The New Provisions in the Immigration and Social Security Co-ordination (EU Withdrawal) Bill

The Immigration and Social Security Co-ordination (EU Withdrawal) Bill introduces provisions into the 1971 Act that will operate alongside the CTA regime provided for in that Act once EU free movement comes to an end. Clause 2 of the Bill introduces section 3ZA into the 1971 Act to provide that, absent one or more of three exceptional circumstances (see below), Irish citizens do not require leave to enter or remain in the UK.

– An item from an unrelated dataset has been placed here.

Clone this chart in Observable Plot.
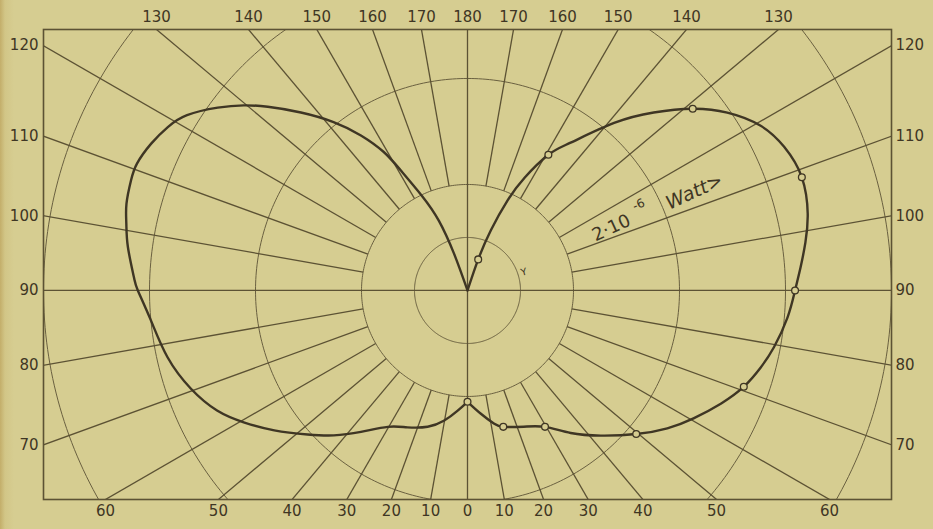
<!DOCTYPE html>
<html>
<head>
<meta charset="utf-8">
<script src="https://cdn.jsdelivr.net/npm/d3@7"></script>
<script src="https://cdn.jsdelivr.net/npm/@observablehq/plot@0.6"></script>
<style>
  html, body { margin: 0; padding: 0; }
  body { width: 933px; height: 529px; overflow: hidden;
         background: linear-gradient(to right, #c3ae6a 0px, #d2c687 5px, #d6cd91 14px, #d6cd91 100%); }
  svg { display: block; }
  svg text.tick { letter-spacing: 1px; }
</style>
</head>
<body>
<div id="chart"></div>
<script>
// ---- Data (angle in degrees measured from the downward axis, radius in units of 10^-6 W) ----
// Right half of the curve, from the centre cusp round to the bottom
const rightAngle  = [180, 161.0, 158.8, 156.0, 153.1, 149.2, 145.1, 138.8, 133.7, 128.9, 124.4, 119.4, 114.4, 108.7, 102.7, 98.1, 94.0, 90.0, 85.2, 79.5, 75.3, 70.8, 66.0, 60.5, 55.4, 49.6, 42.6, 35.9, 29.6, 22.4, 14.7, 11.2, 6.2, 0];
const rightRadius = [0, 0.31, 0.61, 0.93, 1.195, 1.49, 1.70, 2.10, 2.43, 2.73, 2.97, 3.17, 3.28, 3.33, 3.29, 3.22, 3.15, 3.09, 3.03, 2.94, 2.86, 2.76, 2.62, 2.45, 2.29, 2.09, 1.86, 1.66, 1.48, 1.39, 1.33, 1.28, 1.17, 1.05];
// Left half of the curve
const leftAngle  = [180, 159.9, 157.7, 154.3, 150.9, 148.8, 145.5, 141.5, 136.9, 132.6, 129.6, 126.2, 122.0, 118.6, 114.9, 111.0, 108.1, 104.3, 101.1, 97.3, 92.3, 90, 84.6, 77.5, 70.5, 64.4, 59.5, 54.1, 48.0, 42.7, 37.0, 30.3, 23.7, 16.3, 10.3, 4.8, 0];
const leftRadius = [0, 0.37, 0.71, 0.99, 1.30, 1.53, 1.775, 2.03, 2.30, 2.56, 2.74, 2.92, 3.12, 3.22, 3.29, 3.34, 3.34, 3.32, 3.28, 3.23, 3.15, 3.11, 3.00, 2.90, 2.77, 2.62, 2.45, 2.25, 2.03, 1.86, 1.67, 1.49, 1.41, 1.34, 1.25, 1.14, 1.05];
// Measured points (open circles, right half)
const pointAngle  = [0, 14.7, 29.6, 49.6, 70.8, 90, 108.7, 128.9, 149.2, 161.0];
const pointRadius = [1.05, 1.33, 1.48, 2.09, 2.76, 3.09, 3.33, 2.73, 1.49, 0.31];
// Grid
const circleRadii = [0.5, 1, 2, 3, 4];
const tickAngles  = [0, 10, 20, 30, 40, 50, 60, 70, 80, 90, 100, 110, 120, 130, 140, 150, 160, 170, 180];
const frameX = [-4, 4];
const frameY = [-1.972, 2.462];
// Annotations
const unitBase  = {text: "2·10", angle: 113.4, radius: 1.29};
const unitExp   = {text: "-6", angle: 116.7, radius: 1.75};
const unitWord  = {text: "Watt>", angle: 113.4, radius: 2.05};
const markLabel = {text: "Y", angle: 108, radius: 0.56};

// ---- helpers ----
const rad = d => d * Math.PI / 180;
const toXY = (side, a, r) => ({x: side * r * Math.sin(rad(a)), y: -r * Math.cos(rad(a))});
const px = d => toXY(1, d.angle, d.radius).x;
const py = d => toXY(1, d.angle, d.radius).y;

const curveLeft  = leftAngle.map((a, i) => toXY(-1, a, leftRadius[i]));
const curveRight = rightAngle.map((a, i) => toXY(1, a, rightRadius[i]));
const points = pointAngle.map((a, i) => toXY(1, a, pointRadius[i]));

const circles = circleRadii.flatMap(r => d3.range(0, 361, 1).map(t => ({r, ...toXY(1, t, r)})));

const spokes = [];
for (const a of tickAngles) {
  const sides = (a === 0 || a === 180) ? [1] : [-1, 1];
  for (const s of sides) {
    const r0 = (a % 90 === 0) ? 0 : 1;
    const p0 = toXY(s, a, r0), p1 = toXY(s, a, 9);
    spokes.push({x1: p0.x, y1: p0.y, x2: p1.x, y2: p1.y});
  }
}

function hit(side, a) {
  const dx = side * Math.sin(rad(a)), dy = -Math.cos(rad(a));
  let t = Infinity, edge = null;
  if (Math.abs(dx) > 1e-9) { const tx = (dx > 0 ? frameX[1] : frameX[0]) / dx; if (tx < t) { t = tx; edge = dx > 0 ? "right" : "left"; } }
  if (Math.abs(dy) > 1e-9) { const ty = (dy > 0 ? frameY[1] : frameY[0]) / dy; if (ty < t) { t = ty; edge = dy > 0 ? "top" : "bottom"; } }
  return {x: dx * t, y: dy * t, edge, label: String(a)};
}
const labels = [];
for (const a of tickAngles) {
  const sides = (a === 0 || a === 180) ? [1] : [-1, 1];
  for (const s of sides) labels.push(hit(s, a));
}

const ink = "#3f3624";
const gridInk = "#5c5234";
const arcInk = "#6a6040";
const paper = "#d6cd91";

const chart = Plot.plot({
  width: 933, height: 529,
  marginLeft: 43, marginRight: 42, marginTop: 29, marginBottom: 30,
  x: {domain: frameX, axis: null},
  y: {domain: frameY, axis: null},
  style: {background: "transparent", color: ink, fontFamily: "DejaVu Sans"},
  marks: [
    Plot.line(circles, {x: "x", y: "y", z: "r", stroke: arcInk, strokeWidth: 1, clip: true}),
    Plot.link(spokes, {x1: "x1", y1: "y1", x2: "x2", y2: "y2", stroke: gridInk, strokeWidth: 1.3, clip: true}),
    Plot.frame({stroke: gridInk, strokeWidth: 1.6}),
    Plot.line(curveLeft, {x: "x", y: "y", stroke: ink, strokeWidth: 2.4, curve: "natural"}),
    Plot.line(curveRight, {x: "x", y: "y", stroke: ink, strokeWidth: 2.4, curve: "natural"}),
    Plot.dot(points, {x: "x", y: "y", r: 3.4, fill: paper, stroke: ink, strokeWidth: 1.3}),
    Plot.text(labels.filter(d => d.edge === "top"), {x: "x", y: "y", text: "label", dy: -12, fontSize: 15, fill: ink, className: "tick"}),
    Plot.text(labels.filter(d => d.edge === "bottom"), {x: "x", y: "y", text: "label", dy: 12, fontSize: 15, fill: ink, className: "tick"}),
    Plot.text(labels.filter(d => d.edge === "left"), {x: "x", y: "y", text: "label", dx: -5, textAnchor: "end", fontSize: 15, fill: ink, className: "tick"}),
    Plot.text(labels.filter(d => d.edge === "right"), {x: "x", y: "y", text: "label", dx: 4, textAnchor: "start", fontSize: 15, fill: ink, className: "tick"}),
    Plot.text([unitBase], {x: px, y: py, text: "text", textAnchor: "start", rotate: -24.5, fontSize: 18, fill: ink, className: "tick"}),
    Plot.text([unitExp], {x: px, y: py, text: "text", textAnchor: "start", rotate: -24.5, fontSize: 12, fill: ink}),
    Plot.text([unitWord], {x: px, y: py, text: "text", textAnchor: "start", rotate: -24.5, fontSize: 19, fontStyle: "italic", fill: ink}),
    Plot.text([markLabel], {x: px, y: py, text: "text", rotate: -15, fontSize: 10, fill: ink})
  ]
});
document.getElementById("chart").appendChild(chart);
</script>
</body>
</html>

Unlike those entering from within the CTA, those entering from outside the CTA will still be subject to immigration control but they will not require leave to enter or remain. As with those entering from within the CTA at present, there will be no time limit on the period for which they may remain. As with those entering from within the CTA at present, no restrictions on work, study, and residence may be imposed. In the result, from 2021 onwards (i.e. after the Brexit transition period comes to an end), an Irish citizen banker or self-employed journalist arriving in the UK from anywhere  for the first time will be free to work, whereas their fellow EU citizens, a German banker and a self-employed Italian journalist, similarly arriving for the first time, will not. Both will have lost EU free movement rights but the Irish citizens will have CTA rights, whereas the German citizen and the Italian citizen  (where not covered by the EU-UK Withdrawal Agreement) will be subject to UK Immigration Rules

In the proposed section 3ZA of the 1971 Act, the first exception to the freedom from the requirement for leave  is where an Irish citizen is subject to a deportation order; the second exception is where there are extant directions for the Irish citizen’s exclusion (on ‘conducive to the public good’ grounds, NB note the absence of any reference to national security criteria, thus it appears the power to exclude is now broader) and she has had notice of the same; and the third exception is where the Irish citizen is excluded by virtue of being subject to a travel ban made under an international instrument (NB from the end of the transition period (31 December 2020), the 1972 Order is amended so that this also applies to those who arrive in the UK from Ireland).

Further, section 3ZA of the 1971 Act will make explicit that where an exception applies, an Irish citizen arriving in the UK on a local journey from anywhere in the CTA, may not enter the UK without leave. In other words, a grant of leave to enter will be required.

Finally, there are further minor amendments. One removes Irish citizens from the exclusion that prohibits them from entering the UK without leave on a local journey from within the CTA, where they have at any time been refused leave to enter the UK and have not since been given leave to enter. This amendment is to ensure that from the end of the Brexit transition period (31 December 2020), the position of those Irish citizens arriving in the UK on a local journey from within the CTA, is the same as those arriving from elsewhere (i.e.  subject to new section 3ZA of the 1971 Act). The other minor amendment ensures a consistency of approach as between the UK immigration control regime and the equivalent regimes that apply in the other British territories in the CTA: the Channel Islands and the Isle of Man. It is made  in the context of clause 7 of the Bill, allowing for the provisions of clause 2 (providing for Irish citizens in respect of UK immigration control), to be extended to the immigration control regimes in those territories.

What’s missing?

There is no provision to capture the distinct position of Irish citizens (who are not also British citizens) who fall within the scope of the Good Friday Agreement as belonging to the people of Northern Ireland. Such persons ought not to be liable to deportation. Further, an opportunity has been missed to give statutory form to the high threshold (‘exceptional circumstances’) that that must be leapt over by the Secretary of State before an Irish citizen may be deported in the public interest.